Published 5:00am 14 September 2022

Clontarf students pack essential goodies for kids in foster care
Words by Ashleigh Howarth

Students from Clontarf Beach State High School are giving back to their community by collecting and packing essential items that will be donated to children who are in foster care.

Students in all year levels have spent the past three terms collecting enough items to fill 48 backpacks, which will be donated to the not-for-profit organisation Hope in a Suitcase.

The school’s generosity and donation has coincided with Peninsula Respect Week – a project that was launched in 2017 with schools from across the Redcliffe peninsula and Deception Bay working together to change community attitudes.

Clontarf Beach State High School Care Coordinator Beth Ben-Karmona says it is important students learn to care for their community.

“We hope our students learn it is not always about them and it is important to give to people in need,” Beth says.

“For some of our students, they spent their first paycheck buying something for Hope in a Suitcase.”

The school has a dedicated Care Program through its four sporting houses and features different classes for students in Years 7-12.

This allows the students to maximise their personal, social and academic capabilities.

A number of students who are involved in the Care Program are pictured in the gallery below with their backpacks.

Cute, cuddly and practical donations

Teacher Shiralee Mitchell, who helped organise the donation drive, says the whole school is happy to take part.

“In the past, different classes have done individual respect programs, but after hearing about Hope in a Suitcase last year, I thought this would be something all our students could benefit from,” Shiralee says.
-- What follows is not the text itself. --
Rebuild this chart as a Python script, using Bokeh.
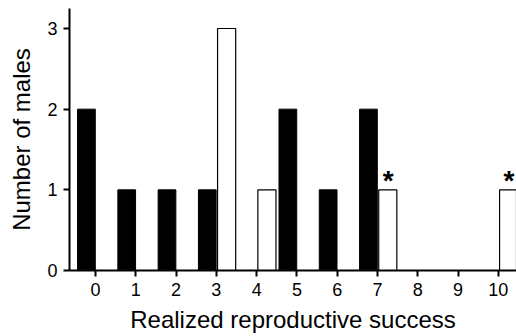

“It’s a cause that hit close to home, so it was important the whole school community came on board.”

Each backpack features items children who arrive in foster care will need.

“In the backpacks there are fuzzy little toys to provide kids in foster care a little extra comfort at night if they are feeling scared, as well as essential items such as toothbrushes, toiletries, clothes, games and books,” Shiralee says.

“We even had one student who made a crochet toy in her spare time, so that’s a nice, personalised gift for a child.

“We also had people donate nappies, and parents also donated items from their workplace.”

Kmart at Kippa-Ring also came on board to help.

“Kmart donated some items and also gave us some money, which we used to purchase the backpacks,” Shiralee explains.

“We would like to thank Kmart for their generosity.”

Helping kids who have nothing

Hope in a Suitcase is run by volunteers who are passionate about showing every child in the foster care system they are loved and valued by their community.

They aim to do this by giving them a suitcase of their own to ensure they have a safe and secure place in which to pack their belongings and take with them wherever their journey may lead.